Wednesday, June 06, 2012

Jumping Off Cliffs

You've got to jump off cliffs all the time and build your wings on the way down. ~Ray Bradbury

Oregon Coast July, 2011

Today is a day of endings.  And beginnings.  But the endings have left me weepy and ineffectual.  I learned that Ray Bradbury, one of the biggest influences on my reading and writing life, died yesterday.  Neil Gaiman speaks for all of us in this article, "A Man Who Won't Forget Ray Bradbury."  He talks of Bradbury's influence on him as a child.  Most of the writers and readers I know have similar stories about Mr. Bradbury.  (Neil Gaiman wrote more about it in this post simply title "Ray Bradbury.")

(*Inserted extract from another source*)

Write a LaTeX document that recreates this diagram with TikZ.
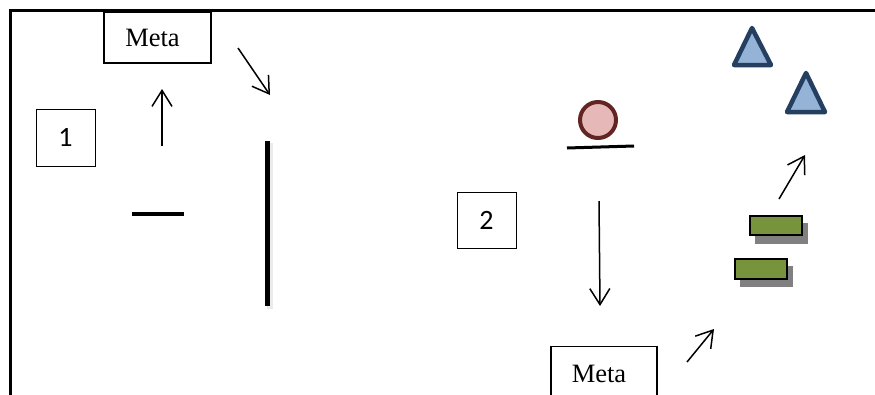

Today was also the last call of my Kaizen-Muse Creativity Coaching training.  More melancholy, but with the life of excitement for what's to come mixed in.  I'll write more about all of this soon, but I wanted to note it because it's an important milestone in my life.

But right now, I want to write about Ray Bradbury and me.  I guess this is my ROW80 check-in, too, because it is about my writing life.  I don't have a story to share tonight.  I'll finish my 52 Stories piece tomorrow.  Tonight is for reminiscing.

I don't remember when I first read a Ray Bradbury story.  I know by the time I was in middle school I'd already read quite a lot of them.  My favorite short stories were "All Summer in a Day" and "The Fog Horn."  These are still my favorites, and they both still make me cry when I read them.
By the summer before eighth grade I also had a favorite Bradbury book, Something Wicked This Way Comes.  This book opened up worlds to me.  I discovered that the title came from a line in a Shakespeare play.  This prompted me to get my very first book of Shakespeare's work (I still have that pretty, brown leatherette volume) and read the whole thing that summer.  I fell in love with even more words thanks to Mr. Bradbury.

In high school, my mind was stretched even more. Fahrenheit 451.  Still horrifying when I reread it now, but that first time really changed my views of what things might be possible in the world. 
Later, in my post graduate work, I took a class on short stories.  Our thesis project for the class was to choose an author to immerse ourselves in for the semester.  My pick?  Ray Bradbury, of course.  This led me to read Zen in the Art of Writing.  I was already writing.  This was the first time I started tentatively thinking of myself as a writer.

All of this has affected who I am, how I think, how and what I write.  Ray Bradbury changed the landscape of American literature and thinking.  What an incredible presence in our lives.  We were so lucky to have him.  Goodbye, Mr. Bradbury, and thank you for the stories.